Władze polskie nie są skłonne zrezygnować z węgla, twierdząc że ich kraju nie stać na szybkie przestawienie się na inne źródła energii. W związku z tym przedstawiciele polskiego górnictwa węglowego zaplanowali swoją konferencję dotyczącą ochrony środowiska, która będzie odbywać się w tym samym czasie co konferencja Narodów Zjednoczonych dotycząca zmian klimatycznych.
Polska strategia węglowa dotyczy zarówno samych Polaków, jak i Europy na szerszą skalę. Sześć z dziesięciu miast europejskich z największym zanieczyszczeniem powietrza znajduje się w Polsce. Kraków plasuje się na trzecim miejscu najbardziej zanieczyszczonych miast europejskich za bułgarskimi miastami Pernik i Plovdiv. I mimo że dużych miast, jak Kraków i Zabrze, nie można porównywać pod względem zanieczyszczenia z dużo gorszym Pekinem, to jednak notowany w polskich miastach poziom zanieczyszczenia przekroczył już, zdaniem ekspertów, normy bezpieczeństwa zdrowotnego.
W opinii „New York Timesa” na polską strategię węglową częściowy wpływ mają zaostrzone stosunki z Rosją, która posługuje się swoimi zasobami ropy naftowej i gazu ziemnego jak bronią polityczną. To jeden z powodów, dla których Polska, po odłączeniu się od byłego bloku sowieckiego, dąży do większej niezależności energetycznej, opierając się na własnych złożach węgla.
Był czas kiedy Polska plasowała się w czołówce największych eksporterów węgla na świecie, co miało wpływ na przywiązanie Polaków do tego surowca. Obecnie gospodarka polska rozwinęła się na taką skalę, że jej własne złoża węgla nie są w stanie zaspokoić zapotrzebowania i Polska stała się importerem węgla.
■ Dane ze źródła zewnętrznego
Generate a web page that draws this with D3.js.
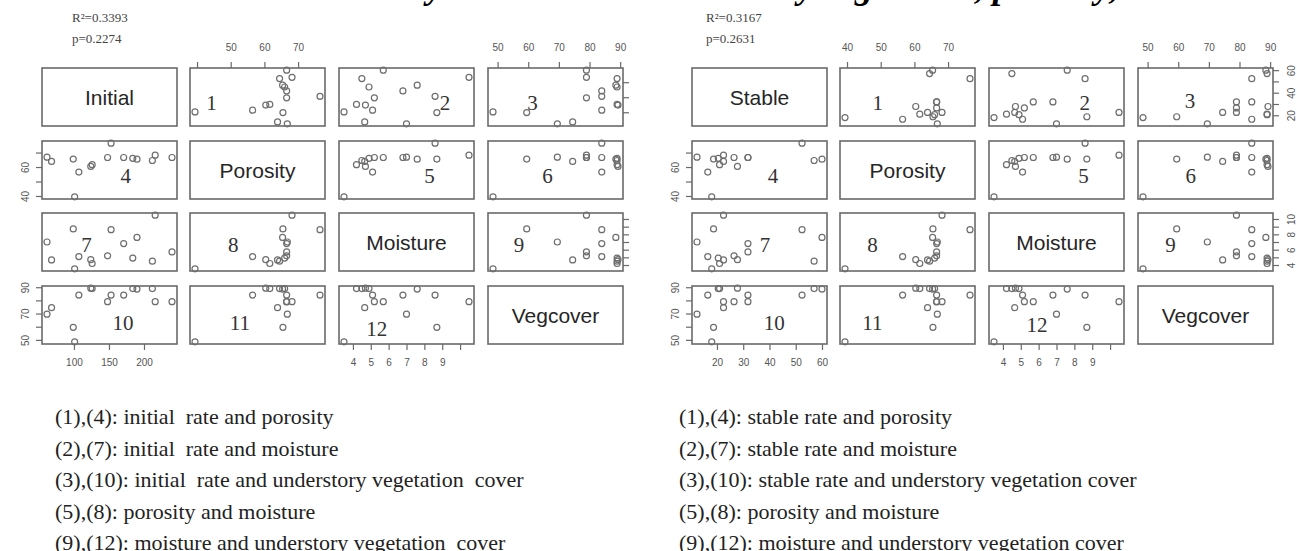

Na ironię zakrawa fakt, że dwie trzecie importu pochodzi z Rosji.
Międzynarodową konferencję dotyczącą zmian klimatycznych, która odbędzie się w dniach 11-22 listopada na Stadionie Narodowym w Warszawie, organizuje Sekretariat Ramowej Konwencji Narodów Zjednoczonych ds. zmian klimatu, a gospodarzem konferencji będzie rząd RP.